Narayan, who is in his early forties, wants to invest in a fixed income product. His adviser has told him about some tax-free bonds issued by public sector companies. These are long tenure bonds, typically maturing after 10, 15 or 20 years and would make an ideal inclusion in his retirement portfolio.

Every year, interest/coupon will be paid out to Narayan and it will be tax-free income. The principal invested will be returned on maturity. These bonds will also be listed on a stock exchange, which would allow an option to investors to benefit from any appreciation in the price and exit before maturity. Narayan is wondering whether he should invest in such bonds.

Before he decides to invest, Narayan must weigh the pros and cons of tax-free bonds against other competing investments. As an investment providing tax-free income, the bonds fare well compared to bank fixed deposits and debt mutual funds. He must compute the effective pre-tax interest rate equivalent and compare. The higher his tax bracket, the higher will be the benefit.

In other words, if he falls in the 10% tax bracket, the benefit will not be much. Further, compared to other corporate bonds, these bonds will be highly rated in terms of credit quality. As government undertakings, the risk of default is minimal.

However, Narayan must bear in mind the really long tenure. If he thinks he will be able to sell it off on the stock exchange when interest rates drop and make handsome capital gains, he must also remember that selling such bonds may not be possible for retail investors like himself. These bonds are not traded frequently. He must be open to the possibility that he may be stuck with the investment for 10, 15 or 20 years. He must, therefore, ensure that he does not have a short-term goal associated with tax-free bonds.

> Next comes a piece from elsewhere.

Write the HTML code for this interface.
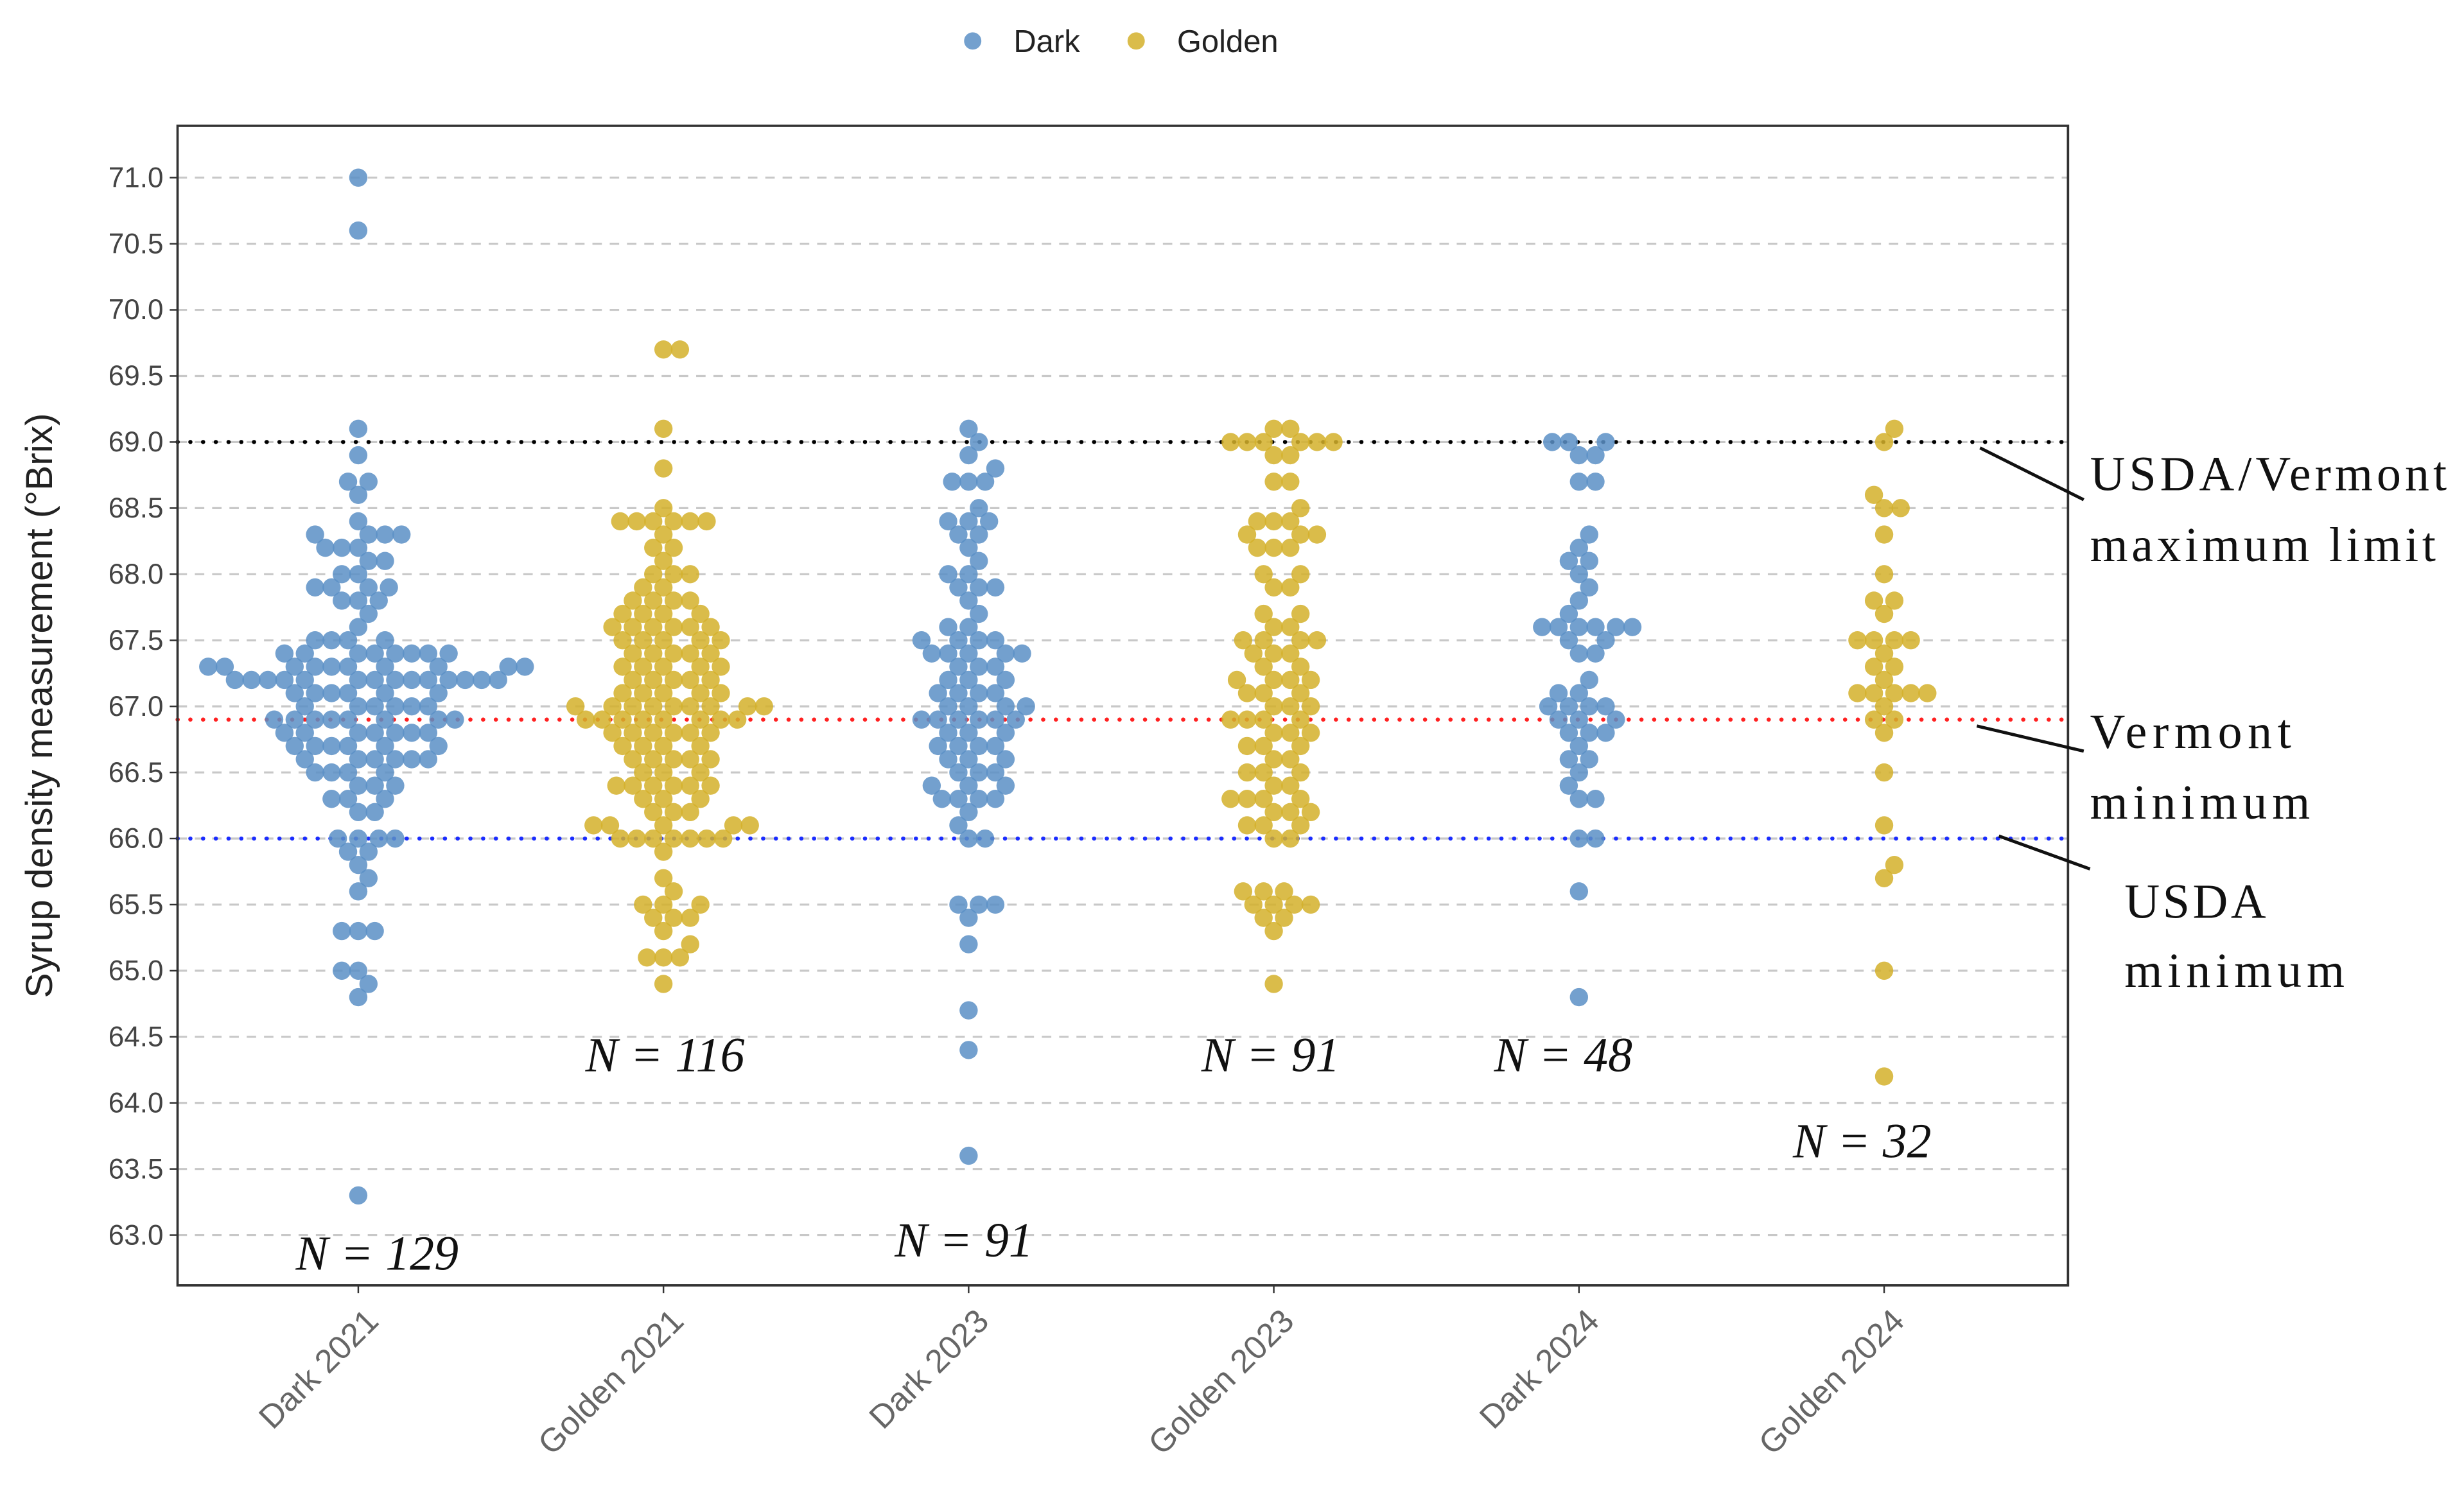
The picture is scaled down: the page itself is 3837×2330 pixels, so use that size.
<!DOCTYPE html>
<html><head><meta charset="utf-8"><style>
html,body{margin:0;padding:0;background:#fff;}
svg{display:block;}
</style></head><body>
<svg id="chart" width="3837" height="2330" viewBox="0 0 1568 952" xmlns="http://www.w3.org/2000/svg">
<g id="grid"></g>
<g id="refs"></g>
<g id="dots"></g>
<rect x="113" y="80" width="1203" height="738" fill="none" stroke="#333" stroke-width="1.5"/>
<g id="yticks"></g>
<g id="xticks"></g>
<text transform="translate(33,449) rotate(-90)" text-anchor="middle" font-family="Liberation Sans, sans-serif" font-size="24" fill="#222">Syrup density measurement (°Brix)</text>
<g font-family="Liberation Sans, sans-serif" font-size="20" fill="#222">
<g><circle cx="619" cy="26" r="5.5" fill="#5b8fc6" opacity="0.85"/><text x="645" y="33">Dark</text></g>
<g><circle cx="723" cy="26" r="5.5" fill="#d4b02a" opacity="0.85"/><text x="749" y="33">Golden</text></g>
</g>
<g font-family="Liberation Serif, serif" font-size="31" fill="#111">
<line x1="1260" y1="285" x2="1326" y2="318" stroke="#111" stroke-width="2"/>
<text x="1330" y="312" textLength="227">USDA/Vermont</text>
<text x="1330" y="357" textLength="220">maximum limit</text>
<line x1="1258" y1="462" x2="1326" y2="478" stroke="#111" stroke-width="2"/>
<text x="1330" y="476" textLength="128">Vermont</text>
<text x="1330" y="521" textLength="140">minimum</text>
<line x1="1272" y1="532" x2="1330" y2="553" stroke="#111" stroke-width="2"/>
<text x="1352" y="584" textLength="90">USDA</text>
<text x="1352" y="628" textLength="140">minimum</text>
</g>
<g id="nlabels" font-family="Liberation Serif, serif" font-style="italic" font-size="31" fill="#111" text-anchor="middle"></g>
</svg>
<script>
const categories=["Dark 2021","Golden 2021","Dark 2023","Golden 2023","Dark 2024","Golden 2024"];
const yTicks=[63.0,63.5,64.0,64.5,65.0,65.5,66.0,66.5,67.0,67.5,68.0,68.5,69.0,69.5,70.0,70.5,71.0];
const refValues=[69.0,66.9,66.0];
const refColors=["#000","#ff2020","#1a2cff"];
const nLabels=["N = 129","N = 116","N = 91","N = 91","N = 48","N = 32"];
const nLabelY=[63.0,64.5,63.1,64.5,64.5,63.85];
const nLabelDx=[12,1,-3,-2,-10,-14];
function R(pairs){const o=[];for(const p of pairs){if(Array.isArray(p)){for(let i=0;i<p[1];i++)o.push(p[0]);}else o.push(p);}return o;}
const dark2021=R([71.0,70.6,69.1,68.9,[68.7,2],68.6,68.4,[68.3,4],[68.2,3],[68.1,2],[68.0,2],[67.9,4],[67.8,3],67.7,67.6,[67.5,4],[67.4,8],[67.3,10],[67.2,14],[67.1,6],[67.0,6],[66.9,8],[66.8,7],[66.7,6],[66.6,6],[66.5,4],[66.4,3],[66.3,3],[66.2,2],[66.0,4],[65.9,2],65.8,65.7,65.6,[65.3,3],[65.0,2],64.9,64.8,63.3]);
const golden2021=R([[69.7,2],69.1,68.8,68.5,[68.4,6],68.3,[68.2,2],68.1,[68.0,3],[67.9,2],[67.8,4],[67.7,4],[67.6,6],[67.5,5],[67.4,5],[67.3,5],[67.2,5],[67.1,5],[67.0,9],[66.9,8],[66.8,6],[66.7,4],[66.6,5],[66.5,3],[66.4,6],[66.3,3],[66.2,3],[66.1,5],[66.0,7],65.9,65.7,65.6,[65.5,3],[65.4,3],65.3,65.2,[65.1,3],64.9]);
const dark2023=R([69.1,69.0,68.9,68.8,[68.7,3],68.5,[68.4,3],[68.3,2],68.2,68.1,[68.0,2],[67.9,3],67.8,67.7,[67.6,2],[67.5,4],[67.4,5],[67.3,3],[67.2,3],[67.1,4],[67.0,4],[66.9,6],[66.8,3],[66.7,4],[66.6,3],[66.5,3],[66.4,3],[66.3,4],66.2,66.1,[66.0,2],[65.5,3],65.4,65.2,64.7,64.4,63.6]);
const golden2023=R([[69.1,2],[69.0,6],[68.9,2],[68.7,2],68.5,[68.4,3],[68.3,3],[68.2,3],[68.0,2],[67.9,2],[67.7,2],[67.6,2],[67.5,4],[67.4,3],[67.3,2],[67.2,4],[67.1,3],[67.0,3],[66.9,4],[66.8,3],[66.7,3],[66.6,2],[66.5,3],[66.4,2],[66.3,4],[66.2,3],[66.1,3],[66.0,2],[65.6,3],[65.5,4],[65.4,2],65.3,64.9]);
const dark2024=R([[69.0,3],[68.9,2],[68.7,2],68.3,68.2,[68.1,2],68.0,67.9,67.8,67.7,[67.6,6],[67.5,2],[67.4,2],67.2,[67.1,2],[67.0,4],[66.9,3],[66.8,3],66.7,[66.6,2],66.5,66.4,[66.3,2],[66.0,2],65.6,64.8]);
const golden2024=R([69.1,69.0,68.6,[68.5,2],68.3,68.0,[67.8,2],67.7,[67.5,4],67.4,[67.3,2],67.2,[67.1,5],67.0,[66.9,2],66.8,66.5,66.1,65.8,65.7,65.0,64.2]);
const seriesValues=[dark2021,golden2021,dark2023,golden2023,dark2024,golden2024];
const seriesColors=["#5b8fc6","#d4b02a","#5b8fc6","#d4b02a","#5b8fc6","#d4b02a"];

const NS="http://www.w3.org/2000/svg";
const X0=228,XSTEP=194.2;
const yScale=v=>113+(71-v)*(786-113)/8;
const xScale=i=>X0+i*XSTEP;
function mk(tag,attrs,parent){const e=document.createElementNS(NS,tag);for(const k in attrs)e.setAttribute(k,attrs[k]);parent.appendChild(e);return e;}
const grid=document.getElementById('grid'),yt=document.getElementById('yticks'),xt=document.getElementById('xticks');
yTicks.forEach(t=>{
  const l=mk('line',{x1:113,x2:1316,y1:yScale(t),y2:yScale(t),stroke:'#c8c8c8','stroke-width':1.3,'stroke-dasharray':'6,5'},grid);
  
  
  mk('line',{x1:108,x2:113,y1:yScale(t),y2:yScale(t),stroke:'#333','stroke-width':1},yt);
  const tx=mk('text',{x:104,y:yScale(t)+6,'text-anchor':'end','font-family':'Liberation Sans, sans-serif','font-size':18,fill:'#444'},yt);
  tx.textContent=t.toFixed(1);
  
  
});
categories.forEach((c,i)=>{
  const x=xScale(i);
  mk('line',{x1:x,x2:x,y1:818,y2:823,stroke:'#333','stroke-width':1},xt);
  const tx=mk('text',{transform:`translate(${x+14},${842}) rotate(-45)`,'text-anchor':'end','font-family':'Liberation Sans, sans-serif','font-size':21,fill:'#666'},xt);
  tx.textContent=c;
  
  
});
const refs=document.getElementById('refs');
refValues.forEach((v,i)=>{
  const l=mk('line',{x1:113,x2:1316,y1:yScale(v),y2:yScale(v),stroke:refColors[i],'stroke-width':2.6,'stroke-dasharray':'0.1,8','stroke-linecap':'round'},refs);
  
  
});
const dots=document.getElementById('dots');
const r=5.8,minD=10.5;
seriesValues.forEach((vals,i)=>{
  const cx=xScale(i);
  const placed=[];
  const sorted=[...vals].sort((a,b)=>a-b);
  sorted.forEach(v=>{
    const y=yScale(v);
    let best=0;
    for(let k=0;k<600;k++){
      const d=(k%2?1:-1)*Math.ceil(k/2)*0.5;
      if(placed.every(p=>(p[0]-d)**2+(p[1]-y)**2>=minD*minD)){best=d;break;}
    }
    placed.push([best,y]);
    const c=mk('circle',{cx:cx+best,cy:y,r:r,fill:seriesColors[i],'fill-opacity':0.85},dots);
    
    
  });
});
const nl=document.getElementById('nlabels');
nLabels.forEach((t,i)=>{
  const tx=mk('text',{x:xScale(i)+nLabelDx[i],y:yScale(nLabelY[i])+22},nl);
  tx.textContent=t;
  
  
});
</script>
</body></html>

Narayan must understand that his investment decisions should not be driven by tax considerations alone. He should not invest in tax-free bonds just because the interest is tax-free. He must follow the primary rule of investing— product choice should be driven by his financial goals. Taxfree bonds would be attractive for him if he falls in the higher tax bracket, is looking for regular income and has no concerns on liquidity.